Sobre o nosso país tinham algumas informações, sobretudo do momento sócio-político e económico. Interessadas na sustentabilidade do Planeta, aflorámos esse tema, entre muitos outros. Por elas ficámos a saber que São Paulo tem problemas com a água potável já que os aquíferos, embora ricos, se encontram poluídos. A ganância, que grassa por todo o lado, permitiu que a grande metrópole se estendesse em construções que chegam às encostas de onde escorrem cursos de água. Em consequência, nas caves desses prédios abusivamente implantados onde não deveria existir construção, foram instaladas bombas que, dia e noite, escoam, rua abaixo, as águas que nelas se depositam, sem proveito para ninguém, o puro desperdício de um bem que deveria ser usufruído por todos. Quanto ao saneamento básico, as zonas rurais envolventes desconhecem o conceito. Os mais esclarecidos constroem, nos seus quintais, fossas ecológicas cujo material orgânico é, posteriormente, aproveitado no enriquecimento dos solos agrícolas. Espantou-as, a informação de que, em Portugal, mais de 90% do território habitado dispõe de infra-estruturas modernas e eficazes.
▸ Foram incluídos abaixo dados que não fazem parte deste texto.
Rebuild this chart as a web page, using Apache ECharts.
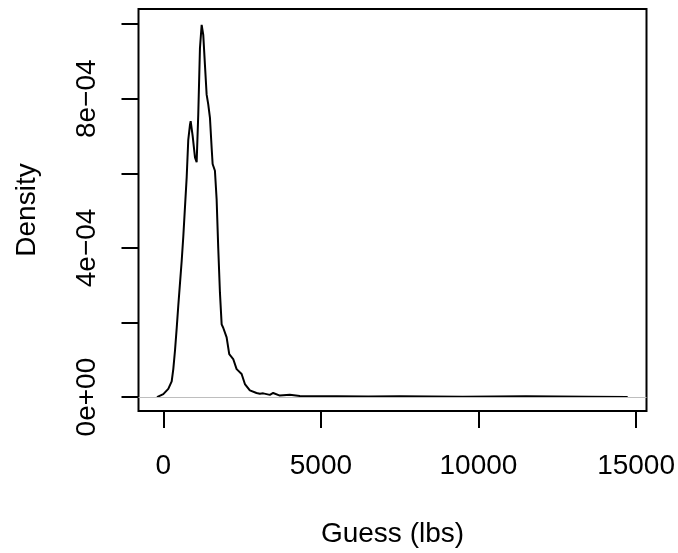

Saltitando de tema em tema, soubemos que eram, ambas, professoras aposentadas do sistema público. Curiosamente, não tendo laços familiares, estas duas senhoras descendem de holandeses. Uma delas, de feições marcadamente orientais, tem as suas raízes mais próximas no Japão. O nome de família é Okajima, apelido comum naquele país. Esta palavra sugere-me  um fruto, tem forma de fruto, não sei porque razão, colorido, sumarento e aromático. Rimos os quatro quando eu partilhei esta ideia, tirada de coisa nenhuma, assente apenas nos sons da palavra, tão ritmados e melódicos que lhes associei os sentidos e lhes dei um corpo.

Quem sabe? Existindo tantos frutos exóticos que desconheço, talvez ainda, um dia, possa saborear uma okajima. Bem madura, que não gosto de fruta verde.